For more detailed candidate information, please visit our Candidate Information 2016 page, which a summary of comparative information on the candidates for President and Vice President according to the Effective, Empowering, and Ethical criteria in our Scorecard.

2016 Election Scorecard for Voters

MGG2016scorecardenglish

The MGG Scorecard is the first of its kind in Philippine politics. It is a simple and effective guide to evaluate candidates based on three key leadership criteria: effectiveness, empowering, and ethical leadership.

The criteria was initiated by MGG using diverse local and international governance benchmarks from Gawad Galing Pook, the World Bank, and the UN. The scorecard was finalized with the assistance of the Personnel Management Association of the Philippines (PMAP), the country’s leading human resource organization.
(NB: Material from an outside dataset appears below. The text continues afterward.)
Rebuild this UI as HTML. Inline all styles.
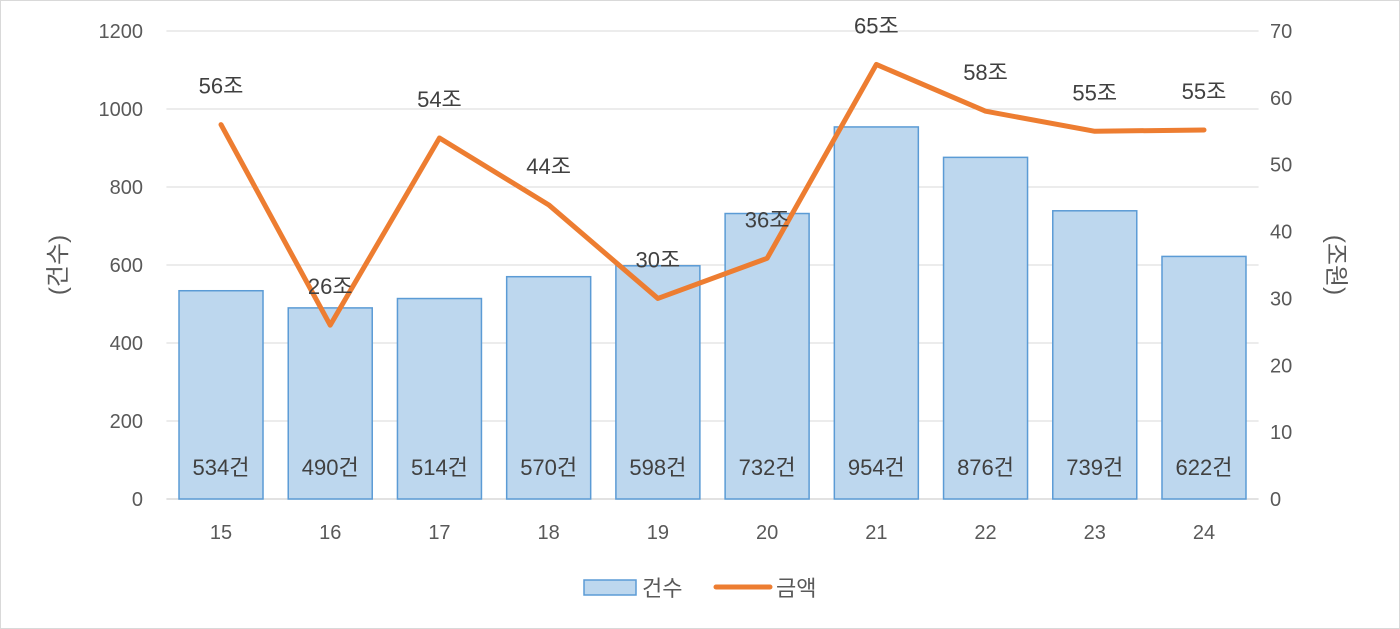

“This scorecard helps Filipinos regardless of social class and background to evaluate candidates in terms of whether they are fit for public office. It enables voters to critically think through all the information, jingles, and gimmicks thrown at them by political campaigns,” says Prof. Solita Monsod, MGG Chair.

The MGG Scorecard uses three equally vital leadership criteria and simple guide questions. It looks at a candidate’s effectiveness, or their ability and track record to perform their duty; empowerment, or a candidate’s ability to unite and engage stakeholders to develop and implement policies and programs that meet genuine needs of the populace; and, ethical, which affirms the need for the candidates integrity and character.
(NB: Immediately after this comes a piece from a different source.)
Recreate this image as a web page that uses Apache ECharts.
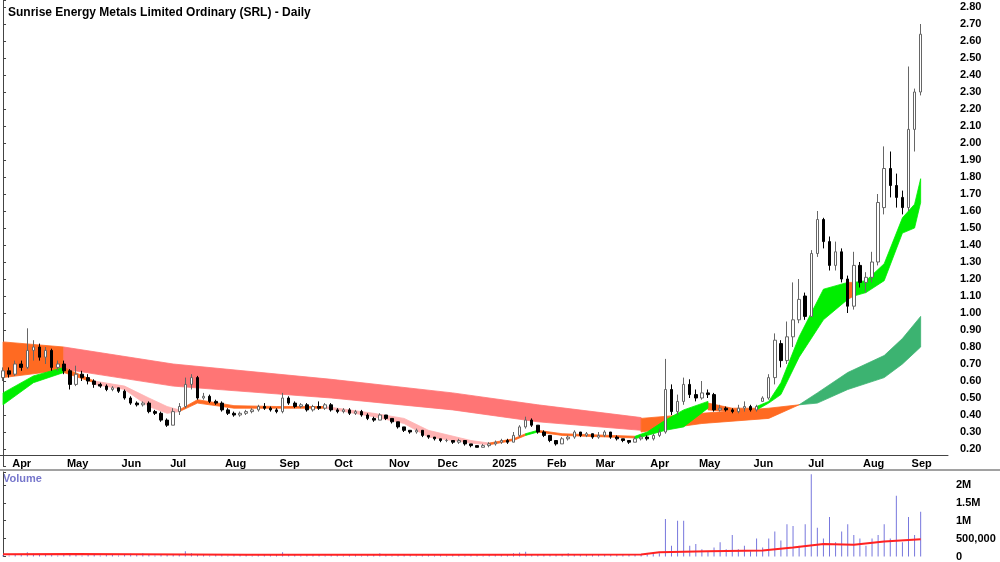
<!DOCTYPE html>
<html><head><meta charset="utf-8">
<script src="https://cdn.jsdelivr.net/npm/echarts@6/dist/echarts.min.js"></script>
<style>html,body{margin:0;padding:0;background:#fff}#c{width:1000px;height:562px}</style>
</head><body><div id="c"></div>
<script>
// candles [open, close, low, high], two slots per week starting week of 25 Mar 2024
const candles = [
[0.62,0.66,0.60,0.68],[0.66,0.64,0.62,0.68],
[0.64,0.70,0.63,0.72],[0.70,0.68,0.66,0.72],
[0.68,0.78,0.67,0.91],[0.78,0.80,0.72,0.84],
[0.80,0.74,0.72,0.82],[0.74,0.78,0.70,0.80],
[0.78,0.68,0.66,0.79],[0.68,0.70,0.66,0.72],
[0.70,0.66,0.64,0.72],[0.66,0.58,0.55,0.67],
[0.58,0.64,0.57,0.69],[0.64,0.62,0.60,0.66],
[0.62,0.60,0.58,0.64],[0.60,0.58,0.56,0.61],
[0.58,0.57,0.56,0.59],[0.57,0.55,0.54,0.58],
[0.55,0.56,0.54,0.57],[0.56,0.54,0.53,0.56],
[0.54,0.50,0.49,0.55],[0.50,0.47,0.46,0.51],
[0.47,0.46,0.45,0.48],[0.46,0.47,0.45,0.48],
[0.47,0.42,0.41,0.48],[0.42,0.41,0.40,0.43],
[0.41,0.37,0.36,0.42],[0.37,0.34,0.33,0.38],
[0.34,0.42,0.34,0.44],[0.42,0.45,0.40,0.47],
[0.45,0.58,0.44,0.62],[0.58,0.62,0.55,0.64],
[0.62,0.50,0.49,0.63],[0.50,0.51,0.49,0.53],
[0.51,0.48,0.47,0.52],[0.48,0.47,0.46,0.49],
[0.47,0.43,0.42,0.48],[0.43,0.41,0.40,0.44],
[0.41,0.40,0.39,0.42],[0.40,0.41,0.39,0.42],
[0.41,0.42,0.40,0.43],[0.42,0.43,0.41,0.44],
[0.43,0.45,0.42,0.46],[0.45,0.44,0.43,0.47],
[0.44,0.43,0.42,0.45],[0.43,0.42,0.41,0.44],
[0.42,0.50,0.41,0.53],[0.50,0.47,0.46,0.51],
[0.47,0.45,0.44,0.48],[0.45,0.46,0.44,0.47],
[0.46,0.43,0.42,0.47],[0.43,0.45,0.42,0.46],
[0.45,0.44,0.43,0.48],[0.44,0.46,0.43,0.47],
[0.46,0.43,0.42,0.47],[0.43,0.42,0.41,0.44],
[0.42,0.43,0.41,0.44],[0.43,0.41,0.40,0.44],
[0.41,0.42,0.40,0.43],[0.42,0.40,0.39,0.43],
[0.40,0.38,0.37,0.41],[0.38,0.37,0.36,0.39],
[0.37,0.40,0.37,0.41],[0.40,0.38,0.37,0.40],
[0.38,0.36,0.35,0.38],[0.36,0.33,0.32,0.36],
[0.33,0.31,0.30,0.33],[0.31,0.30,0.29,0.31],
[0.30,0.31,0.29,0.32],[0.31,0.28,0.27,0.31],
[0.28,0.27,0.26,0.28],[0.27,0.26,0.25,0.27],
[0.26,0.25,0.24,0.26],[0.25,0.25,0.24,0.26],
[0.25,0.24,0.23,0.25],[0.24,0.25,0.23,0.26],
[0.25,0.23,0.22,0.25],[0.23,0.22,0.21,0.23],
[0.22,0.21,0.21,0.22],[0.21,0.22,0.21,0.23],
[0.22,0.23,0.21,0.24],[0.23,0.24,0.22,0.25],
[0.24,0.25,0.23,0.26],[0.25,0.24,0.23,0.26],
[0.24,0.28,0.24,0.30],[0.28,0.33,0.27,0.34],
[0.33,0.37,0.32,0.39],[0.37,0.34,0.33,0.38],
[0.34,0.30,0.29,0.34],[0.30,0.28,0.27,0.31],
[0.28,0.25,0.24,0.28],[0.25,0.23,0.22,0.25],
[0.23,0.26,0.23,0.27],[0.26,0.27,0.25,0.28],
[0.27,0.30,0.26,0.31],[0.30,0.28,0.27,0.30],
[0.28,0.29,0.27,0.30],[0.29,0.27,0.26,0.29],
[0.27,0.28,0.26,0.30],[0.28,0.30,0.27,0.31],
[0.30,0.27,0.26,0.30],[0.27,0.26,0.25,0.28],
[0.26,0.25,0.24,0.26],[0.25,0.24,0.23,0.25],
[0.24,0.26,0.24,0.27],[0.26,0.27,0.25,0.28],
[0.27,0.26,0.25,0.28],[0.26,0.28,0.25,0.29],
[0.28,0.30,0.27,0.32],[0.30,0.55,0.29,0.73],
[0.55,0.42,0.40,0.58],[0.42,0.48,0.40,0.52],
[0.48,0.58,0.46,0.62],[0.58,0.52,0.50,0.61],
[0.52,0.50,0.48,0.55],[0.50,0.53,0.49,0.60],
[0.53,0.52,0.50,0.55],[0.52,0.43,0.42,0.53],
[0.43,0.44,0.42,0.46],[0.44,0.43,0.42,0.45],
[0.43,0.42,0.41,0.44],[0.42,0.44,0.41,0.46],
[0.44,0.45,0.42,0.48],[0.45,0.43,0.42,0.46],
[0.43,0.45,0.42,0.46],[0.48,0.50,0.48,0.51],
[0.50,0.62,0.49,0.64],[0.62,0.84,0.58,0.88],
[0.82,0.72,0.68,0.84],[0.72,0.86,0.70,0.95],
[0.86,0.96,0.80,1.18],[0.96,1.08,0.94,1.20],
[1.10,0.98,0.96,1.12],[0.98,1.35,0.98,1.37],
[1.35,1.55,1.33,1.60],[1.55,1.42,1.38,1.56],
[1.42,1.28,1.25,1.45],[1.28,1.36,1.25,1.42],
[1.36,1.20,1.18,1.38],[1.20,1.04,1.00,1.22],
[1.04,1.28,1.02,1.36],[1.28,1.18,1.15,1.30],
[1.18,1.21,1.12,1.24],[1.21,1.30,1.18,1.36],
[1.30,1.65,1.28,1.70],[1.62,1.85,1.58,1.98],
[1.85,1.75,1.68,1.95],[1.75,1.68,1.62,1.82],
[1.68,1.62,1.58,1.72],[1.62,2.08,1.60,2.45],
[2.08,2.30,1.95,2.32],[2.30,2.64,2.28,2.70]
];
const volumes = [
40000,30000,60000,50000,120000,80000,50000,40000,60000,30000,
50000,70000,40000,30000,60000,40000,30000,50000,40000,30000,
60000,80000,40000,90000,50000,30000,40000,60000,50000,70000,
150000,90000,60000,40000,30000,50000,40000,30000,60000,40000,
50000,30000,40000,60000,40000,50000,120000,60000,40000,30000,
50000,40000,60000,30000,40000,50000,30000,40000,60000,30000,
50000,40000,90000,40000,30000,60000,40000,50000,30000,40000,
50000,30000,40000,30000,60000,40000,30000,50000,40000,30000,
50000,60000,40000,50000,90000,110000,130000,70000,50000,40000,
60000,50000,40000,90000,60000,50000,40000,70000,50000,40000,
60000,40000,50000,40000,60000,50000,60000,70000,90000,1050000,
300000,1000000,1000000,300000,350000,200000,150000,250000,400000,200000,
600000,200000,300000,150000,500000,250000,500000,700000,450000,900000,
850000,300000,900000,2300000,800000,500000,1100000,400000,700000,900000,
600000,500000,300000,500000,600000,900000,500000,1700000,400000,1100000,
600000,1250000
];
const volumeAvg = [[0,60000],[12,70000],[40,50000],[80,50000],[105,55000],[108,120000],[116,150000],[125,170000],[130,250000],[135,350000],[140,330000],[145,420000],[151,480000]];
// ribbons: [slot, lower, upper]
const longOrange1 = [[0,0.62,0.83],[10,0.665,0.80]];
const longRed = [[10,0.67,0.80],[28,0.57,0.70],[54,0.50,0.61],[74,0.43,0.53],[88,0.36,0.46],[105,0.31,0.385]];
const longOrange2 = [[105,0.30,0.38],[115,0.35,0.41],[126,0.38,0.44],[131,0.46,0.46]];
const longGreen = [[131,0.46,0.46],[134,0.47,0.53],[139,0.55,0.65],[145,0.62,0.75],[148,0.70,0.85],[151,0.80,0.98]];
const shortGreen = [
 [[0,0.46,0.53],[5,0.59,0.63],[10,0.65,0.68]],
 [[86,0.28,0.29],[88,0.30,0.31]],
 [[104,0.26,0.275],[106,0.28,0.30],[109,0.31,0.37],[112,0.33,0.43],[116,0.44,0.48]],
 [[124,0.43,0.45],[126,0.47,0.48],[128,0.52,0.59],[131,0.74,0.86],[135,0.96,1.14],[139,1.08,1.18]],
 [[140,1.10,1.18],[142,1.12,1.19],[145,1.19,1.29],[148,1.47,1.56],[150,1.50,1.64],[151,1.65,1.79]]
];
const shortOrange = [
 [[10,0.65,0.68],[15,0.59,0.60]],
 [[29,0.42,0.43],[32,0.47,0.49],[38,0.44,0.455],[45,0.44,0.45],[53,0.44,0.45]],
 [[80,0.225,0.235],[84,0.25,0.26],[86,0.28,0.29]],
 [[88,0.30,0.31],[92,0.28,0.29],[104,0.265,0.275]],
 [[116,0.43,0.47],[120,0.42,0.44],[124,0.42,0.44]],
 [[139,1.08,1.18],[140,1.10,1.18]]
];
const shortPink = [
 [[15,0.58,0.60],[20,0.55,0.57],[24,0.45,0.50],[27,0.41,0.45],[29,0.42,0.43]],
 [[53,0.44,0.45],[61,0.39,0.41],[66,0.35,0.38],[70,0.27,0.31],[77,0.235,0.25],[80,0.225,0.235]]
];
const priceTicks = {min:0.1, max:2.8412, step:0.1};

const start = new Date(Date.UTC(2024,2,25));
const N = 156;
const cats = [];
for (let i=0;i<N;i++){const d=new Date(start.getTime()+(Math.floor(i/2)*7+(i%2)*3)*86400000);cats.push(d.toISOString().slice(0,10));}
const mNames=['Jan','Feb','Mar','Apr','May','Jun','Jul','Aug','Sep','Oct','Nov','Dec'];
const isMonthStart=(i)=> i>0 && cats[i].slice(5,7)!==cats[i-1].slice(5,7);
function band(pts,color){
  return {type:'custom',xAxisIndex:1,yAxisIndex:0,z:1,silent:true,data:pts,
    encode:{x:0,y:[1,2]},
    renderItem:function(params,api){
      if(params.dataIndex!==0) return null;
      const up=pts.map(p=>api.coord([p[0],p[2]]));
      const lo=pts.map(p=>api.coord([p[0],p[1]])).reverse();
      return {type:'polygon',shape:{points:up.concat(lo)},style:{fill:color,stroke:color,lineWidth:0.8}};
    }};
}
const series=[];
series.push(band(longOrange1,'#ff6a22'));
series.push(band(longRed,'#ff7575'));
series.push(band(longOrange2,'#ff6a22'));
series.push(band(longGreen,'#3cb371'));
shortPink.forEach(s=>series.push(band(s,'#ffb3b3')));
shortOrange.forEach(s=>series.push(band(s,'#ff6a22')));
shortGreen.forEach(s=>series.push(band(s,'#00ee00')));
series.push({type:'candlestick',xAxisIndex:0,yAxisIndex:0,z:5,data:candles.map(c=>[c[0],c[1],c[2],c[3]]),barMaxWidth:4,
  itemStyle:{color:'#ffffff',color0:'#000000',borderColor:'#666666',borderColor0:'#000000',borderWidth:1}});
series.push({type:'bar',xAxisIndex:2,yAxisIndex:1,data:volumes,barWidth:1,itemStyle:{color:'#7777dd'}});
series.push({type:'line',xAxisIndex:3,yAxisIndex:1,data:volumeAvg,showSymbol:false,lineStyle:{color:'#ff2222',width:2},z:5});

const chart=echarts.init(document.getElementById('c'));
chart.setOption({
  animation:false,
  textStyle:{fontFamily:'Liberation Sans'},
  title:{text:'Sunrise Energy Metals Limited Ordinary (SRL) - Daily',left:3,top:2,textStyle:{fontSize:12,fontWeight:'bold',color:'#000',fontFamily:'Liberation Sans'}},
  graphic:[
    {type:'text',left:3,top:473,style:{text:'Volume',fill:'#7777cc',font:'bold 11px Liberation Sans'}},
    {type:'line',shape:{x1:0,y1:470,x2:1000,y2:470},style:{stroke:'#444',lineWidth:1}}
  ],
  grid:[{left:0,right:52,top:0,height:466},{left:0,right:52,top:472,height:85}],
  xAxis:[
    {type:'category',gridIndex:0,data:cats,offset:-11,boundaryGap:true,
     axisLine:{lineStyle:{color:'#444'}},
     axisTick:{interval:(i)=>isMonthStart(i),length:4,lineStyle:{color:'#444'},alignWithLabel:true},
     axisLabel:{interval:(i)=>isMonthStart(i),formatter:(v)=>{const m=+v.slice(5,7);return m===1?v.slice(0,4):mNames[m-1];},
       align:'left',padding:[0,0,0,-3],margin:3,fontSize:11,fontWeight:'bold',color:'#000'},
     splitLine:{show:false}},
    {type:'value',gridIndex:0,min:-0.5,max:N-0.5,show:false},
    {type:'category',gridIndex:1,data:cats,show:false,boundaryGap:true},
    {type:'value',gridIndex:1,min:-0.5,max:N-0.5,show:false}
  ],
  yAxis:[
    {type:'value',gridIndex:0,position:'right',min:priceTicks.min,max:priceTicks.max,interval:priceTicks.step,
     axisLine:{show:true,lineStyle:{color:'#444'}},axisTick:{show:true,length:3,lineStyle:{color:'#444'}},splitLine:{show:false},
     axisLabel:{margin:12,fontSize:11,fontWeight:'bold',color:'#000',showMaxLabel:true,formatter:(v)=>(v<0.15||v>2.805)?'':v.toFixed(2)}},
    {type:'value',gridIndex:1,position:'right',min:0,max:2360000,interval:500000,
     axisLine:{show:true,lineStyle:{color:'#444'}},axisTick:{show:true,length:3,lineStyle:{color:'#444'}},splitLine:{show:false},
     axisLabel:{margin:8,fontSize:11,fontWeight:'bold',color:'#000',align:'left',
       formatter:(v)=>v===0?'0':v===500000?'500,000':(v%500000===0?(v/1e6)+'M':'')}}
  ],
  series:series
});
</script></body></html>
“These three complementary traits are all necessary for our country to be governed as we deserve, and the scorecard allows voters to grade candidates on each criteria using simple guide questions. It also ranks the candidates’ total scores — on a basic 1 to 3 score — to determine who among them meets these traits the best,” says Dr. Milwida Guevara, MGG founder and Gawad Haydee Yorac Awardee.

The scorecard may be downloaded from the MGG website and will be disseminated to key cities and communities up to election day. MGG has been promoting the use of its scorecard since the 2010 elections.